Media and Promotions Manager: Refugee Hope

I began working with Refugee Hope in late November until April.

My responsibilities included:

• Acting as the company’s representative with the media.
• Planning persuasive and passionate approaches/pitches that will convince potential donors and advisors to donate or work with the organisation.
• Networking with other industry professionals to build long-term partnerships.
• Handling all press enquiries and ensures regular contact with target media.
• Managing and monitoring the company’s social media platforms (i.e. Facebook, Twitter, LinkedIn, Pinterest).
• Developing the company’s social media strategy so relevant content reaches our respective audience.
• Curating relevant content, including photos and articles, to drive public awareness and engagement.
• Assessing media coverage relevant to the company.


I have included weekly reflections but some weeks I merely attended meetings and didn’t have much to do so I haven’t included these.


Week One

Refugee Hope decided on weekly meetings that take place every Wednesday afternoon. This gives all the charity trustees and those interested to share their views. This week’s meeting agenda was about the launch event. The charity decided on hosting a launch event at Square One in February. I created an Instagram account and was made admin for the Facebook and Twitter social networks to begin promoting the event. During the week, I updated all the social networking pages with recent photographs and status updates – sort of a countdown to the event.


Week Two

I created press releases and used my professional email account to email various newspapers and radio stations. The press releases were basically a news article that the newspapers could just copy and paste – it included the 5 W’s and background to the event. It was really easy for me to create this because of prior knowledge from all the journalism lectures. I used the BCC option for the first time and it was really helpful when sending out the same email to different people. I also created a professional signature to my email in order to develop a professional presence when communicating with the media.


Week Three

The posters were finalised. We had to edit the poster several times before we all agreed on a final version. This was because one printed, it wasn’t clear and didn’t look appealing. I had to play around with different colour themes.


I uploaded photographs from the charity’s recent trip to Jordan on Instagram, Facebook and Twitter to drive public awareness – many people liked/shared the photographs and this was brilliant coverage.

I used help from the rest of the media team to create a few promotional videos to play at the event. I booked out a studio where charity trustees spoke about their work with Refugee Hope and their emotions behind helping refugees. I overcome my public speaking fear when creating piece-to-cameras.


Week Three

I used my position as a Source Newspaper reporter to share an article about the upcoming event with Coventry University students. I also put up posters around the campus as part of the promotion strategy. The charity has ordered wristbands and tickets that will be given to those wanting to attend the event.

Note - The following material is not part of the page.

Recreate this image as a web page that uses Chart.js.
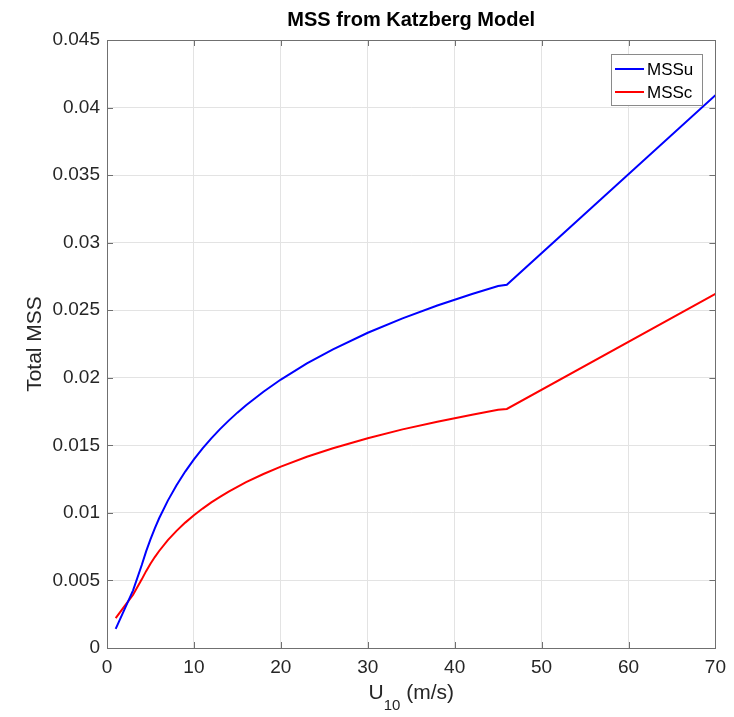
<!DOCTYPE html>
<html>
<head>
<meta charset="utf-8">
<title>MSS from Katzberg Model</title>
<script src="https://cdn.jsdelivr.net/npm/chart.js@4.4.1/dist/chart.umd.min.js"></script>
<style>
  html, body { margin: 0; padding: 0; background: #ffffff; }
  #wrap { width: 734px; height: 717px; }
</style>
</head>
<body>
<div id="wrap"><canvas id="myChart" width="734" height="717"></canvas></div>
<script>
// Viento a 10 m (m/s)
const windSpeed = [1, 2, 3, 4, 4.5, 5, 5.5, 6, 7, 8, 9, 10, 11, 12, 13, 14, 15, 16, 18, 20,
                   23, 26, 30, 34, 38, 42, 45, 46, 70];

// MSS total sin corregir (azul)
const mssU = [0.00142, 0.00284, 0.00427, 0.00614, 0.00715, 0.00804, 0.00886, 0.00960, 0.01091,
              0.01205, 0.01306, 0.01396, 0.01477, 0.01551, 0.01620, 0.01683, 0.01742, 0.01797, 0.01897,
              0.01987, 0.02106, 0.02211, 0.02333, 0.02440, 0.02535, 0.02620, 0.02679, 0.02688, 0.04091];

// MSS total corregido (rojo)
const mssC = [0.00221, 0.00308, 0.00394, 0.00508, 0.00569, 0.00624, 0.00673, 0.00718, 0.00798,
              0.00867, 0.00928, 0.00983, 0.01032, 0.01078, 0.01119, 0.01158, 0.01193, 0.01227, 0.01288,
              0.01342, 0.01415, 0.01478, 0.01553, 0.01618, 0.01675, 0.01727, 0.01763, 0.01769, 0.02621];

const xTicks = [0, 10, 20, 30, 40, 50, 60, 70];
const yTicks = [0, 0.005, 0.01, 0.015, 0.02, 0.025, 0.03, 0.035, 0.04, 0.045];

const seriesNames = ['MSSu', 'MSSc'];
const seriesColors = ['#0000ff', '#ff0000'];

const FONT = '"Liberation Sans", Arial, Helvetica, sans-serif';
const TEXT_COLOR = '#262626';
const AXIS_COLOR = '#707070';

function toPoints(xs, ys) {
    return xs.map((x, i) => ({ x: x, y: ys[i] }));
}

// Marco, ticks hacia adentro, titulo, etiqueta X con subindice y leyenda
const matlabStyle = {
    id: 'matlabStyle',
    afterDatasetsDraw(chart) {
        const ctx = chart.ctx;
        const a = chart.chartArea;
        const sx = chart.scales.x;
        const sy = chart.scales.y;
        ctx.save();
        ctx.strokeStyle = AXIS_COLOR;
        ctx.lineWidth = 1;
        ctx.beginPath();
        xTicks.forEach(v => {
            const px = Math.round(sx.getPixelForValue(v)) + 0.5;
            ctx.moveTo(px, a.bottom); ctx.lineTo(px, a.bottom - 6);
            ctx.moveTo(px, a.top); ctx.lineTo(px, a.top + 6);
        });
        yTicks.forEach(v => {
            const py = Math.round(sy.getPixelForValue(v)) + 0.5;
            ctx.moveTo(a.left, py); ctx.lineTo(a.left + 6, py);
            ctx.moveTo(a.right, py); ctx.lineTo(a.right - 6, py);
        });
        ctx.stroke();
        ctx.strokeRect(Math.round(a.left) + 0.5, Math.round(a.top) + 0.5,
                       Math.round(a.right - a.left), Math.round(a.bottom - a.top));

        // Titulo
        const cx = (a.left + a.right) / 2;
        ctx.fillStyle = '#000000';
        ctx.font = 'bold 20px ' + FONT;
        ctx.textAlign = 'center';
        ctx.textBaseline = 'alphabetic';
        ctx.fillText('MSS from Katzberg Model', cx, 26);

        // Etiqueta X: U10 (m/s) con subindice
        ctx.fillStyle = TEXT_COLOR;
        const big = '21px ' + FONT;
        const small = '15px ' + FONT;
        ctx.font = big;
        const wU = ctx.measureText('U').width;
        const wRest = ctx.measureText(' (m/s)').width;
        ctx.font = small;
        const wSub = ctx.measureText('10').width;
        let x0 = cx - (wU + wSub + wRest) / 2;
        const base = 699;
        ctx.textAlign = 'left';
        ctx.font = big;
        ctx.fillText('U', x0, base);
        ctx.font = small;
        ctx.fillText('10', x0 + wU, base + 11);
        ctx.font = big;
        ctx.fillText(' (m/s)', x0 + wU + wSub, base);

        // Leyenda
        const lx = 611, ly = 54, lw = 91, lh = 51;
        ctx.fillStyle = '#ffffff';
        ctx.fillRect(lx, ly, lw, lh);
        ctx.strokeStyle = '#8a8a8a';
        ctx.strokeRect(lx + 0.5, ly + 0.5, lw, lh);
        ctx.font = '17px ' + FONT;
        ctx.textBaseline = 'middle';
        chart.data.datasets.forEach((ds, i) => {
            const ry = ly + 15 + i * 23;
            ctx.strokeStyle = ds.borderColor;
            ctx.lineWidth = 2;
            ctx.beginPath();
            ctx.moveTo(lx + 4, ry);
            ctx.lineTo(lx + 33, ry);
            ctx.stroke();
            ctx.fillStyle = '#000000';
            ctx.fillText(ds.label, lx + 36, ry + 1);
        });
        ctx.restore();
    }
};

const ctx = document.getElementById('myChart').getContext('2d');
const myChart = new Chart(ctx, {
    type: 'line',
    data: {
        datasets: [
            {
                label: seriesNames[0],
                data: toPoints(windSpeed, mssU),
                borderColor: seriesColors[0],
                borderWidth: 2,
                pointRadius: 0,
                fill: false,
                tension: 0
            },
            {
                label: seriesNames[1],
                data: toPoints(windSpeed, mssC),
                borderColor: seriesColors[1],
                borderWidth: 2,
                pointRadius: 0,
                fill: false,
                tension: 0
            }
        ]
    },
    options: {
        responsive: false,
        animation: false,
        layout: { padding: { top: 40, right: 18, left: 0, bottom: 0 } },
        plugins: {
            legend: { display: false },
            tooltip: { enabled: false }
        },
        scales: {
            x: {
                type: 'linear',
                min: 0,
                max: 70,
                afterBuildTicks: s => { s.ticks = xTicks.map(v => ({ value: v })); },
                ticks: { font: { family: FONT, size: 19 }, color: TEXT_COLOR, padding: 8, maxRotation: 0 },
                grid: { color: '#e3e3e3', drawTicks: false },
                border: { display: false },
                afterFit: s => { s.height = 69; }
            },
            y: {
                min: 0,
                max: 0.045,
                afterBuildTicks: s => { s.ticks = yTicks.map(v => ({ value: v })); },
                ticks: {
                    font: { family: FONT, size: 19 },
                    color: TEXT_COLOR,
                    padding: 7,
                    callback: v => String(Number(v.toFixed(3)))
                },
                grid: { color: '#e3e3e3', drawTicks: false },
                border: { display: false },
                title: {
                    display: true,
                    text: 'Total MSS',
                    font: { family: FONT, size: 21 },
                    color: TEXT_COLOR,
                    padding: { top: 23, bottom: 0 }
                },
                afterFit: s => { s.width = 107; }
            }
        }
    },
    plugins: [matlabStyle]
});
</script>
</body>
</html>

I also got in touch with Pearl & Everett, a Brand Management and Design Consultancy company who agreed to create a logo free of charge for the charity. Originally, we planned to create a logo before creating any official social networking pages. We should’ve organised to create the logo before we created posters or even began promotion. This took them 2-3 days that was amazing because we were in need of an official logo for the charity. This was then added to all the social media pages and the posters. I also invited my friend’s list on Facebook to the event – we created an event page on Facebook so people could order their tickets online.


Week Four

I organised to interview the founder of Refugee Hope, Matthew Lyle for iCov Today – Coventry University’s Journalism News. The interview focused on the background of Refugee Hope and their ideas for the future. I shared this on Vimeo, on WordPress, Facebook and on iCov. The interview was filmed outside The Hub because Matt is a Coventry University student. I used the incorrect angle which I regret now. It should’ve been a middle shot plus a few close ups rather than myself and the interviewee in the frame.

Week Five

It was the week of the launch. I printed posters and leaflets for other team members to hand out. I attended the event early to help set up – professionals attended before other guests so we played promotional videos targeted towards businesses. I spend most the evening speaking to guests and sharing my stories about Jordan. It was great to begin networking and it was really nice to see the reaction after people watched our promo videos for the first time.

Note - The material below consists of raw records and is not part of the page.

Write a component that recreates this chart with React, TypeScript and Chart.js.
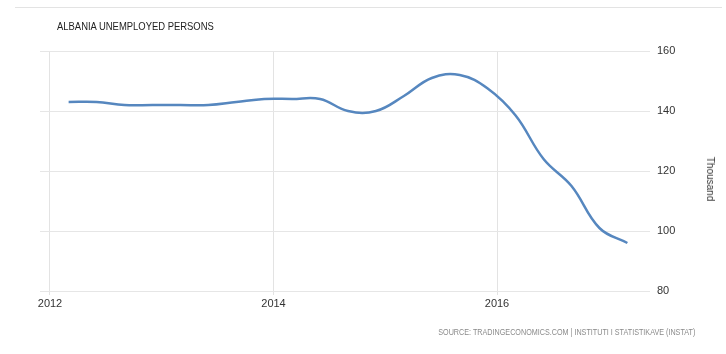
import React, { useEffect, useRef } from "react";
import { Chart, registerables } from "chart.js";

Chart.register(...registerables);

const quarters = [
  "2012Q1", "2012Q2", "2012Q3", "2012Q4",
  "2013Q1", "2013Q2", "2013Q3", "2013Q4",
  "2014Q1", "2014Q2", "2014Q3", "2014Q4",
  "2015Q1", "2015Q2", "2015Q3", "2015Q4",
  "2016Q1", "2016Q2", "2016Q3", "2016Q4",
  "2017Q1",
];
const unemployed = [
  143, 143, 142, 142,
  142, 142, 143, 144,
  144, 144, 140, 140,
  145, 151, 152, 147.5,
  138.5, 124, 115, 101,
  96,
];
const xTicks = [2012, 2014, 2016];
const yTicks = [80, 100, 120, 140, 160];

const title = "ALBANIA UNEMPLOYED PERSONS";
const unitLabel = "Thousand";
const sourceText = "SOURCE: TRADINGECONOMICS.COM | INSTITUTI I STATISTIKAVE (INSTAT)";

function quarterToYear(q: string): number {
  const y = parseInt(q.slice(0, 4), 10);
  const n = parseInt(q.slice(5), 10);
  return y + (n * 3 - 1) / 12;
}

export default function App() {
  const ref = useRef<HTMLCanvasElement | null>(null);

  useEffect(() => {
    if (!ref.current) return;
    const data = quarters.map((q, i) => ({ x: quarterToYear(q), y: unemployed[i] }));
    const chart = new Chart(ref.current, {
      type: "line",
      data: {
        datasets: [
          {
            data,
            borderColor: "#5687bf",
            borderWidth: 2.5,
            pointRadius: 0,
            tension: 0.4,
            fill: false,
          },
        ],
      },
      options: {
        responsive: false,
        animation: false,
        layout: { padding: { left: 40, top: 51, right: 0, bottom: 0 } },
        plugins: { legend: { display: false }, tooltip: { enabled: false } },
        scales: {
          x: {
            type: "linear",
            min: 2012 - 10 / 111.75,
            max: 2012 + 600 / 111.75,
            afterFit: (s: any) => {
              s.height = 63;
            },
            afterBuildTicks: (s: any) => {
              s.ticks = xTicks.map((v) => ({ value: v }));
            },
            grid: { color: "#e3e3e3", tickLength: 4, drawTicks: true },
            border: { display: false },
            ticks: {
              color: "#333",
              font: { family: "'Liberation Sans', Arial, sans-serif", size: 11 },
              padding: 2,
              maxRotation: 0,
              autoSkip: false,
              callback: (v: any) => String(v),
            },
          },
          y: {
            position: "right",
            min: 80,
            max: 160,
            afterFit: (s: any) => {
              s.width = 76;
            },
            afterBuildTicks: (s: any) => {
              s.ticks = yTicks.map((v) => ({ value: v }));
            },
            grid: { color: "#e6e6e6", drawTicks: false },
            border: { display: false },
            ticks: {
              color: "#333",
              font: { family: "'Liberation Sans', Arial, sans-serif", size: 11 },
              padding: 7,
              callback: (v: any) => String(v),
            },
          },
        },
      },
    });
    return () => chart.destroy();
  }, []);

  return (
    <div style={{ position: "fixed", left: 0, top: 0, width: 726, height: 354, background: "#fff" }}>
      <div style={{ position: "absolute", left: 15, top: 7, width: 707, height: 1, background: "#e3e3e3" }} />
      <canvas ref={ref} width={726} height={354} style={{ position: "absolute", left: 0, top: 0, width: 726, height: 354 }} />
      <div
        style={{
          position: "absolute",
          left: 57,
          top: 21,
          fontFamily: "'Liberation Sans', Arial, sans-serif",
          fontSize: 11,
          lineHeight: "11px",
          color: "#222",
          whiteSpace: "nowrap",
          transform: "scaleX(0.858)",
          transformOrigin: "left center",
        }}
      >
        {title}
      </div>
      <div
        style={{
          position: "absolute",
          left: 710,
          top: 179,
          transform: "translate(-50%, -50%) rotate(90deg)",
          fontFamily: "'Liberation Sans', Arial, sans-serif",
          fontSize: 10,
          lineHeight: "10px",
          color: "#333",
          whiteSpace: "nowrap",
        }}
      >
        {unitLabel}
      </div>
      <div
        style={{
          position: "absolute",
          right: 31,
          top: 328,
          fontFamily: "'Liberation Sans', Arial, sans-serif",
          fontSize: 9,
          lineHeight: "9px",
          color: "#8a8a8a",
          whiteSpace: "nowrap",
          transform: "scaleX(0.8)",
          transformOrigin: "right center",
        }}
      >
        {sourceText}
      </div>
    </div>
  );
}
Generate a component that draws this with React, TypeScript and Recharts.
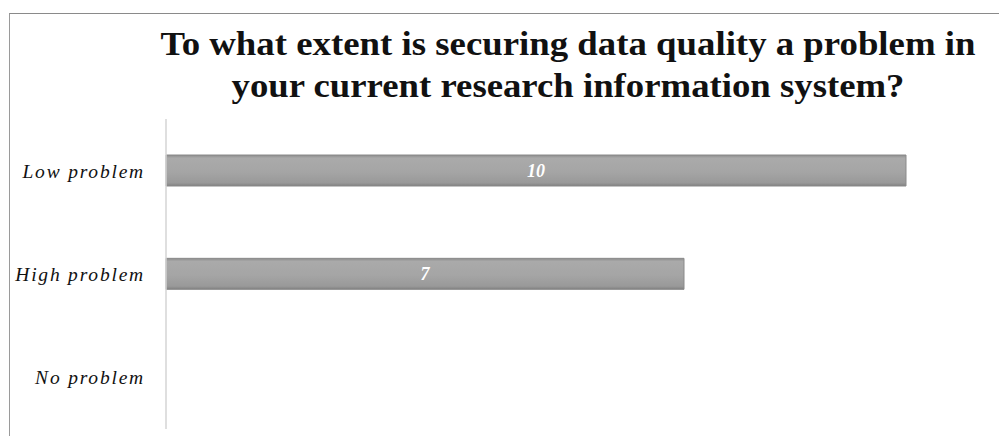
import React from 'react';
import { BarChart, Bar, XAxis, YAxis, LabelList } from 'recharts';

const categories = ['Low problem', 'High problem', 'No problem'];
const counts = [10, 7, 0];
const titleLines = [
  'To what extent is securing data quality a problem in',
  'your current research information system?',
];

const data = categories.map((name, i) => ({ name, count: counts[i] }));

const serif = '"Liberation Serif", "DejaVu Serif", serif';

function CategoryTick(props: any) {
  const { x, y, payload } = props;
  return (
    <text
      x={x}
      y={y}
      dx={2}
      dy={7}
      textAnchor="end"
      fontFamily={serif}
      fontStyle="italic"
      fontSize={19.5}
      letterSpacing={1.8}
      fill="#111"
    >
      {payload.value}
    </text>
  );
}

export default function App() {
  return (
    <div style={{ position: 'absolute', left: 0, top: 0, width: 999, height: 436, background: '#fff' }}>
      {/* frame of the original slide */}
      <div style={{ position: 'absolute', left: 9, top: 13, width: 990, height: 423, borderTop: '1.5px solid #8a8a8a', borderLeft: '1.5px solid #9a9a9a' }} />

      <svg width={999} height={115} style={{ position: 'absolute', left: 0, top: 0 }}>
        <text x={568} y={55} textAnchor="middle" fontFamily={serif} fontWeight="bold" fontSize={33} textLength={815} lengthAdjust="spacingAndGlyphs" fill="#111">
          {titleLines[0]}
        </text>
        <text x={568} y={97} textAnchor="middle" fontFamily={serif} fontWeight="bold" fontSize={33} textLength={673} lengthAdjust="spacingAndGlyphs" fill="#111">
          {titleLines[1]}
        </text>
      </svg>

      <div style={{ position: 'absolute', left: 0, top: 0 }}>
        <BarChart
          width={999}
          height={436}
          data={data}
          layout="vertical"
          margin={{ top: 119, right: 93, bottom: 7, left: 0 }}
          barSize={31}
        >
          <defs>
            <linearGradient id="barFill" x1="0" y1="0" x2="0" y2="1">
              <stop offset="0%" stopColor="#8c8c8c" />
              <stop offset="10%" stopColor="#aaaaaa" />
              <stop offset="55%" stopColor="#a5a5a5" />
              <stop offset="90%" stopColor="#999999" />
              <stop offset="100%" stopColor="#808080" />
            </linearGradient>
          </defs>
          <XAxis type="number" domain={[0, 10]} hide />
          <YAxis
            type="category"
            dataKey="name"
            width={166}
            axisLine={{ stroke: '#d4d4d4', strokeWidth: 1.5 }}
            tickLine={false}
            tickSize={0}
            tickMargin={23}
            tick={<CategoryTick />}
          />
          <Bar dataKey="count" fill="url(#barFill)" stroke="#8a8a8a" strokeWidth={1} isAnimationActive={false}>
            <LabelList
              dataKey="count"
              position="center"
              fill="#fff"
              fontFamily={serif}
              fontStyle="italic"
              fontWeight="bold"
              fontSize={18}
            />
          </Bar>
        </BarChart>
      </div>
    </div>
  );
}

We then greeted other guests – mainly students who had come to see the band, The Wet Bandits, perform. Matt introduced the charity and the purpose of the event and the band performed songs. I interviewed The Wet Bandits to drive promotion from their fans and also because they performed for free – it was great exposure.

Week Six

Refugee Hope held a stall at The Hub during Volunteering Week. I sat at the stall and encouraged students to volunteer and sign up for membership. Students were also donating items such as clothing/tinned food to be taken when Refugee Hope travel to Jordan again. I spoke to anyone interested and explained the different roles available to them – I was interacting with so many people within the couple of hours and it was nice to know people already knew of Refugee Hope – proving the promotion was successful.